Unfortunately, many consumer companies are making expensive short-term decisions to address these challenges, which may have long-term repercussions on their business relevance and viability. Companies need to break down siloes and undertake a broad view in decision-making. The current crisis has also highlighted the need to have end-to-end visibility across the supply chain. Investments in digital innovations are crucial in providing this visibility and building agile and resilient supply chains for timely actions.
Our approach is to deliver a holistic end-to-end solution from strategy to implementation solution to clients that is comprehensive in considering every financial, regulatory and tax aspect for the business.
The expanding EY Global Consumer network of professionals provides clients with access to global talent with deep industry knowledge and technical expertise.
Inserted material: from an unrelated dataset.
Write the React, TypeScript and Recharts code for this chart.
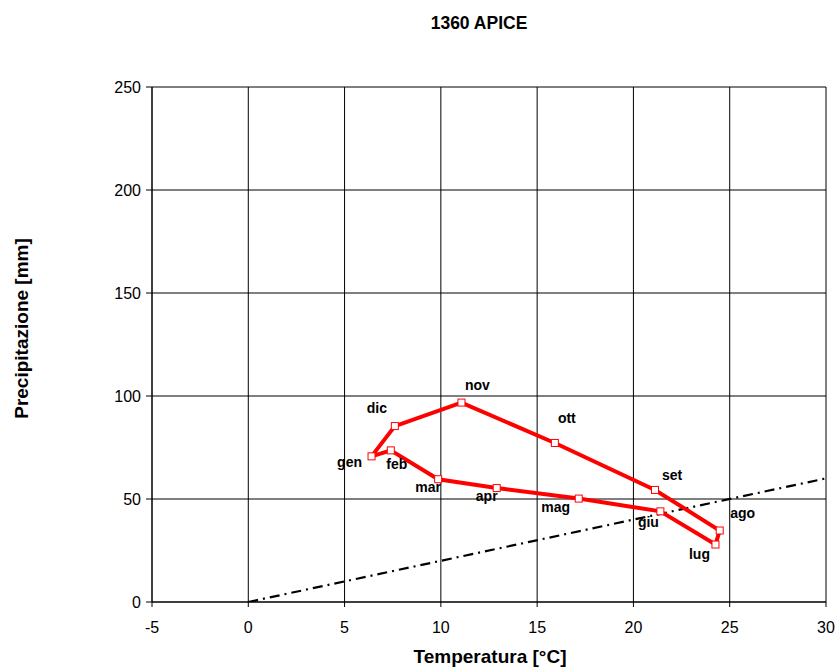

EY’s strong global connectivity enables us to assemble the right teams, share leading practices across the world and address consumer products and retail companies’ needs, whatever location they are active in.
How can FMCG companies make sure that the strategies and processes that they are adopting are viable for the business, especially in the long run/post-pandemic?
The viability of any business in the post-pandemic era will be based on its strategies, processes, and ability to adapt its business models to meet the requirements of the new-age consumers.
The four areas in which retailers should consider accelerating efforts to emerge stronger after the COVID-19 crisis are to drive omnichannel strategy, drive supply chain resilience, expand offerings and drive with agility.
When companies are rethinking their tailored regional supply chain strategies, they must consider the following.
Firstly, their operating systems must deliver on customer collaboration and order fulfilment. Their end-to-end management of inventories, warehousing, logistics to last-mile delivery planning will need to meet consumers’ expectations for quick delivery and prompt return services. Secondly, they will need to consider regional trade and tax value chain requirements between jurisdictions to land on an ideal location to optimise total cost-to-serve associated with procuring, manufacturing, importing, transporting, distributing and selling goods. Thirdly, they will need to consider their footprint, assets and investments, where the right level of geographic decentralisation is one where they can serve high-growth markets at compelling costs. Fourthly, they will need to design for supply chain visibility, intelligence and traceability, to develop a well-integrated supply chain with minimum interruption and maximum collaboration. Last but not least, they will need supply chain resiliency and sustainability, to reduce dependency on a narrow set of global vendors and increase reliance on local sourcing at competitive prices.
As an industry leader, what can you advise future leaders who want to pursue a career path similar to yours?
My advice to future leaders who wish to pursue a similar path is to follow the principles of the supply chain industry in their professional and personal lives i.e. to show resilience in dire times, create a favourable positive impact, and gain and optimise knowledge through constant learning and developing new skills.
As rightly said by American author Tom Peters, “Leaders win through logistics. Vision, sure. Strategy, yes. But when you go to war, you need to have both toilet paper and bullets at the right place at the right time. In other words, you must win through superior logistics."